First Love
Wednesday, May 12th, 2010

You never forget your first love. In my case, a cosy one bedroom cottage in West Hollywood on a oversized plot of back yard that felt more like a jungle, (especially to this East Coast girl) plush with banana and jacaranda trees. Tucked away in its back parameter, the bonus addition of a little studio with a plenty of dreamy light to conjure up screenplays that never saw the dark of afternoon matinees. The house - our house, once- was always there in my mind- easily plucked whenever anyone referenced it. But it was set in broad strokes: its curious blue exterior (did we choose that hue or inherited it from the previous owners?) and the daily sounds: the squish our obsessive neighbor made as her clogs crushed already too-green grass whenever she went out to water it.
But here now were minute details of each Hansel and Gretel sized room I had long forgotten. I had photographed every corner with the calculated distance of a real estate agent. But the documentation was out of pure pride. This was our first house that we actually owned— pre-children— and we had all the time (although sadly, not budget) to fuss and arrange the few good pieces around we had to perfection. When I came across these prints (during the Herculean task of scanning) I at first refused to take the trip down memory lane: I preferred to stay curbside and simply appreciate its exterior image at the top of the photo pile, complete with our cat Miles sleeping soundly out front. I simply didn’t have the energy to tour its rooms again- this time as a mere house guest. It felt too long ago. But slowly, I entered. Shot after shot, I observed the remote selves we once were and what habits and tastes we had: we both drunk coffee back then. We like dried flowers. Oh, that wedding present. It was all there. And yet it wasn’t. Still too far away. At the bottom of the stack was a picture of me on the first night we celebrated occupancy in the house. There I am at the rickety gray picnic table, (which the previous owners were more than happy to leave behind) proudly staring in to the camera Eric held, a dinner of lobster and corn on the cob resplendent before me. It was just us. I look so ready to take over the life of this house. When we sold it, 5 years later the woman who would claim it - when she thought I was out of ear shot- pointed at the same table when she toured with her decorator and ordered: ” And that’s got to go.” I remember now when I babysat the pre teen daughter of my boss one afternoon. He was an extremely busy movie agent and my job once she was out of school was to entertain her for a few hours. So once I took her to our house because we had seen every movie and she hated shopping. I felt very self conscious, sitting at that picnic table- its surface stained from the crushed walnuts the squirrels hurled down from above- eating take-out sandwiches while parrots squawked and darted in groups under the giant banana leaves. The week before I had been at her Beverly Hills home- a massively scaled affair filled with grand furniture that deserved its own agent. Staff scurried quietly in the background and I thought of my noisy parrots back home like a flock of unruly children.

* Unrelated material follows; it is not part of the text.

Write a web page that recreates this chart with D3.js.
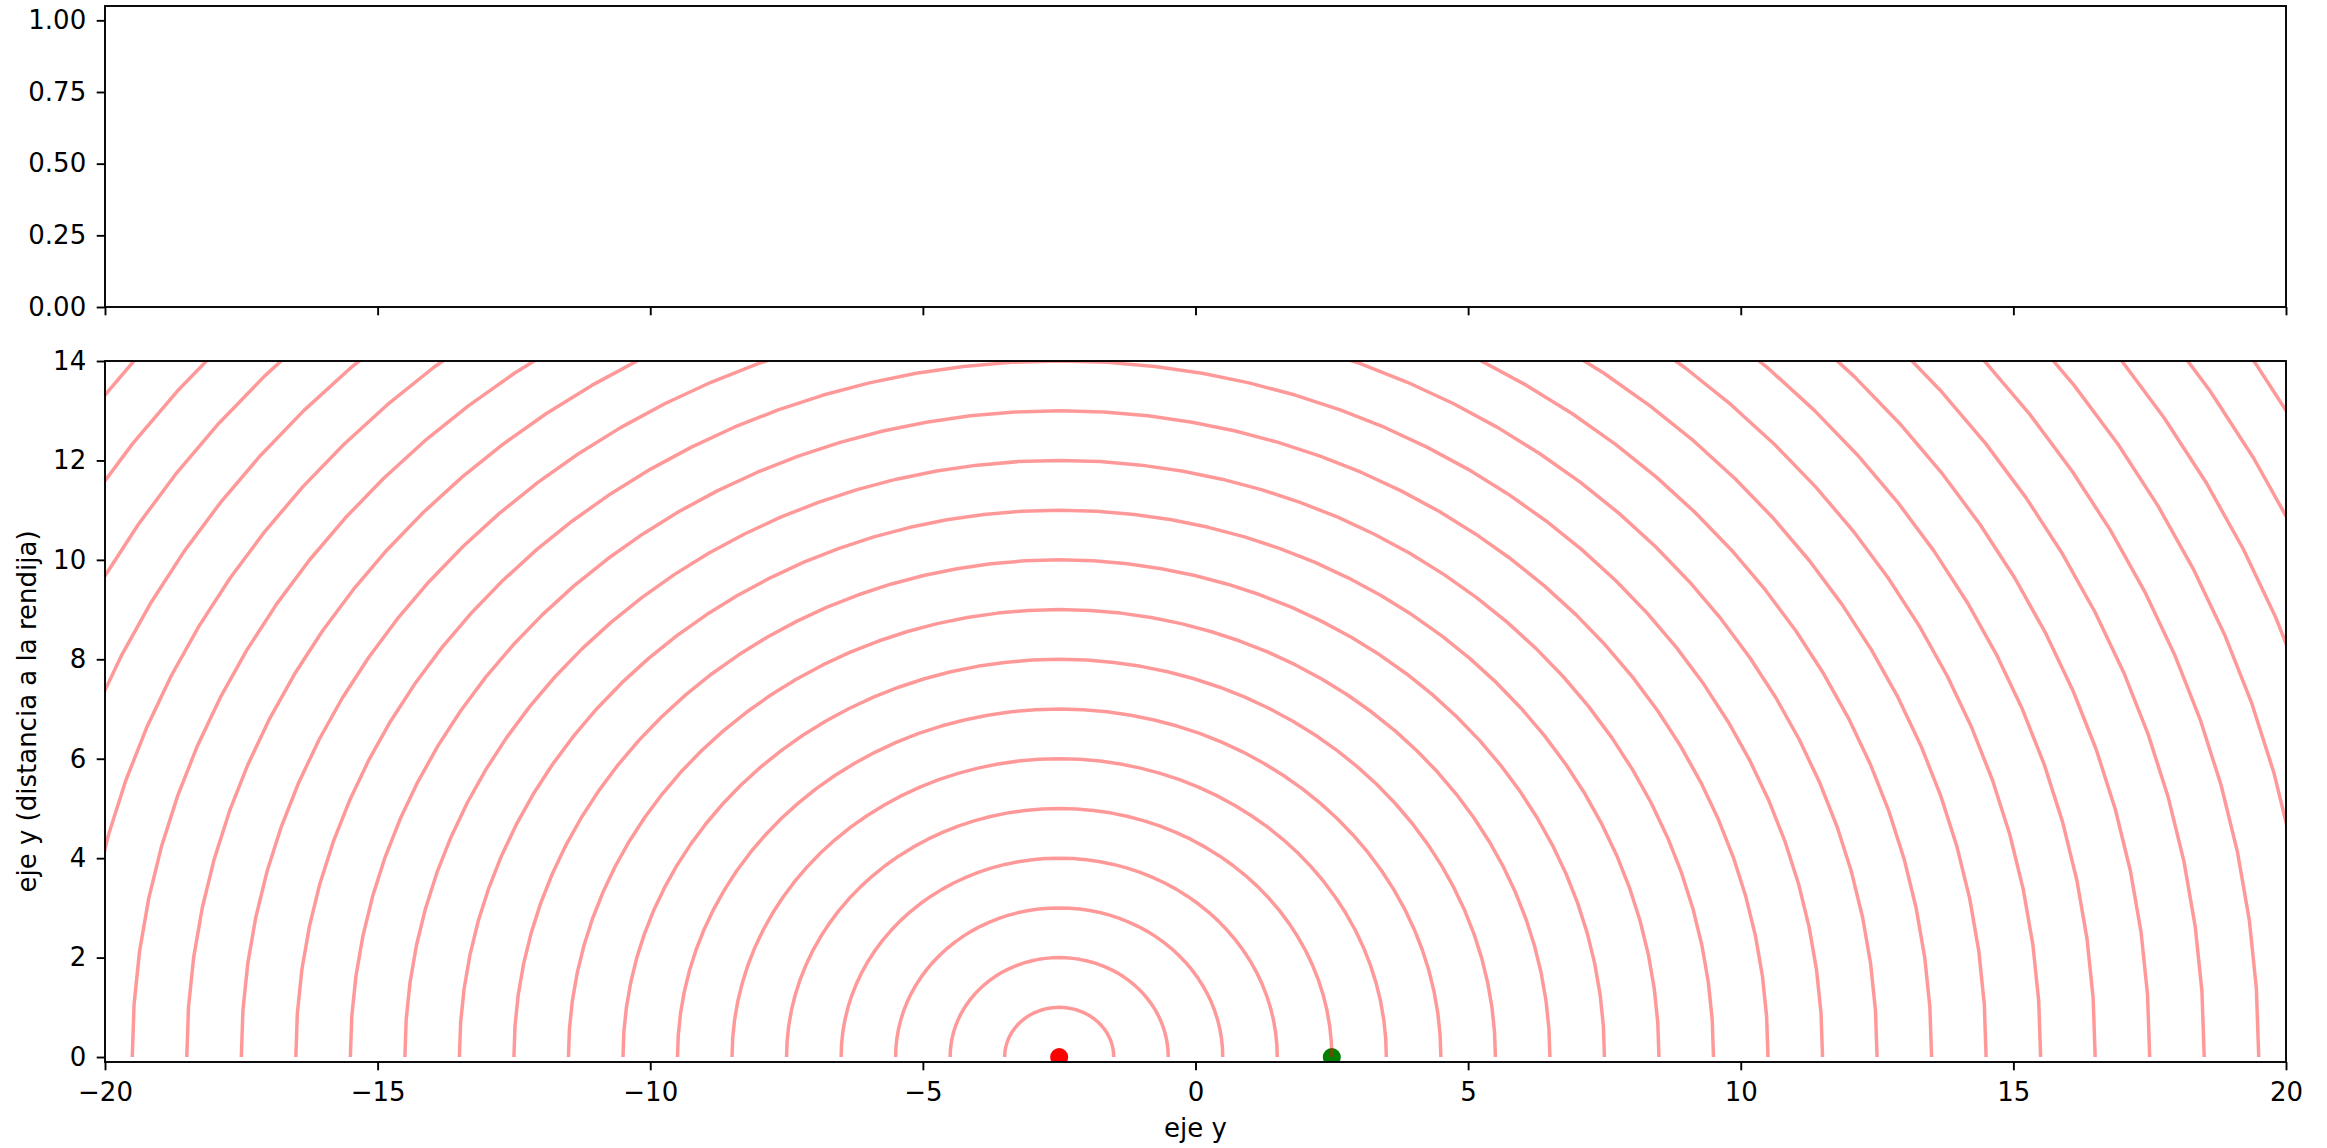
<!DOCTYPE html>
<html>
<head>
<meta charset="utf-8">
<script src="https://cdn.jsdelivr.net/npm/d3@7"></script>
<style>
  body { margin: 0; background: #fff; }
  svg { display: block; }
  text { font-family: "DejaVu Sans", sans-serif; }
</style>
</head>
<body>
<svg id="chart" width="2327" height="1148"></svg>
<script>
// data
var xTicks = [-20, -15, -10, -5, 0, 5, 10, 15, 20];
var topYTicks = [0, 0.25, 0.5, 0.75, 1];
var bottomYTicks = [0, 2, 4, 6, 8, 10, 12, 14];
var radii = [1, 2, 3, 4, 5, 6, 7, 8, 9, 10, 11, 12, 13, 14, 15, 16, 17, 18, 19, 20, 21, 22, 23, 24, 25, 26];
var waveCenter = [-2.5, 0];
var sourceX = [-2.5, 2.5];
var sourceY = [0, 0];
var sourceColor = ["#ff0000", "#008000"];
var arcSteps = 50; // segments per half circle

var svg = d3.select("#chart");
var fontSize = 26;

var left = 105, right = 2286;
var x = d3.scaleLinear().domain([-20, 20]).range([left, right]);

// top panel (empty)
var topBox = { top: 6, bottom: 307 };
var yTop = d3.scaleLinear().domain([0, 1.05]).range([topBox.bottom, topBox.top]);

// bottom panel
var botBox = { top: 361, bottom: 1062 };
var yBot = d3.scaleLinear().domain([-0.1, 14]).range([botBox.bottom, botBox.top]);

function styleAxis(g) {
  g.selectAll(".domain").remove();
  g.selectAll(".tick line").attr("stroke", "#000").attr("stroke-width", 1.9);
  g.selectAll(".tick text")
    .attr("fill", "#000")
    .style("font-size", fontSize + "px")
    .style("font-family", "DejaVu Sans");
}

// ---- top panel ----
svg.append("g")
  .attr("transform", "translate(0," + topBox.bottom + ")")
  .call(d3.axisBottom(x).tickValues(xTicks).tickFormat("").tickSize(8.3).tickSizeOuter(0))
  .call(styleAxis);

svg.append("g")
  .attr("transform", "translate(" + left + ",0)")
  .call(d3.axisLeft(yTop).tickValues(topYTicks).tickFormat(d3.format(".2f")).tickSize(8.3).tickPadding(10.5).tickSizeOuter(0))
  .call(styleAxis);

svg.append("rect")
  .attr("x", left).attr("y", topBox.top)
  .attr("width", right - left).attr("height", topBox.bottom - topBox.top)
  .attr("fill", "none").attr("stroke", "#000").attr("stroke-width", 1.9);

// ---- bottom panel ----
svg.append("defs").append("clipPath").attr("id", "clipBot")
  .append("rect")
  .attr("x", left).attr("y", botBox.top)
  .attr("width", right - left).attr("height", botBox.bottom - botBox.top);

var plot = svg.append("g").attr("clip-path", "url(#clipBot)");

// sources
plot.selectAll("circle.src")
  .data(sourceX)
  .enter()
  .append("circle")
  .attr("class", "src")
  .attr("cx", function (d) { return x(d); })
  .attr("cy", function (d, i) { return yBot(sourceY[i]); })
  .attr("r", 9)
  .attr("fill", function (d, i) { return sourceColor[i]; });

// wave fronts as half circles sampled in angle
var line = d3.line()
  .x(function (p) { return x(p[0]); })
  .y(function (p) { return yBot(p[1]); });

plot.selectAll("path.arc")
  .data(radii)
  .enter()
  .append("path")
  .attr("class", "arc")
  .attr("d", function (r) {
    var pts = d3.range(arcSteps + 1).map(function (k) {
      var t = Math.PI * k / arcSteps;
      return [waveCenter[0] + r * Math.cos(t), waveCenter[1] + r * Math.sin(t)];
    });
    return line(pts);
  })
  .attr("fill", "none")
  .attr("stroke", "#ff0000")
  .attr("stroke-opacity", 0.4)
  .attr("stroke-width", 3.5)
  .attr("stroke-linejoin", "round");

svg.append("g")
  .attr("transform", "translate(0," + botBox.bottom + ")")
  .call(d3.axisBottom(x).tickValues(xTicks).tickSize(8.3).tickPadding(12.5).tickSizeOuter(0))
  .call(styleAxis);

svg.append("g")
  .attr("transform", "translate(" + left + ",0)")
  .call(d3.axisLeft(yBot).tickValues(bottomYTicks).tickSize(8.3).tickPadding(10.5).tickSizeOuter(0))
  .call(styleAxis);

svg.append("rect")
  .attr("x", left).attr("y", botBox.top)
  .attr("width", right - left).attr("height", botBox.bottom - botBox.top)
  .attr("fill", "none").attr("stroke", "#000").attr("stroke-width", 1.9);

// axis labels
svg.append("text")
  .attr("x", (left + right) / 2)
  .attr("y", 1137)
  .attr("text-anchor", "middle")
  .style("font-size", fontSize + "px")
  .text("eje y");

svg.append("text")
  .attr("transform", "translate(36," + (botBox.top + botBox.bottom) / 2 + ") rotate(-90)")
  .attr("text-anchor", "middle")
  .style("font-size", fontSize + "px")
  .text("eje y (distancia a la rendija)");
</script>
</body>
</html>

She had wanted a tour of my house and it took about five minutes. I then returned her to her father’s office, feeling strangely inadequate. “That’s what LA will do to you,” said a friend on the phone that night from Manhattan.
A month later, after I left my job to pursue writing full time, I found a note fluttering on our front door. It was from my boss- I immediately recognized his familiar confident scrawl: “Susanna, I heard so much about the house from Jessica, we wanted to stop by and say hi.” I wondered what he had thought, driving up our little block, crowded with quaint homes and driveways just big enough to hold a Jetta. (His own driveway was a good minute of uphill pursuit and his garage held cars for every occasion.) What had she told him? Maybe her memory and his expectation were an exact match, but I doubted it. I folded the note into my pocket, knowing I’d most likely never see them again. And then, I instinctively reached out and patted my house.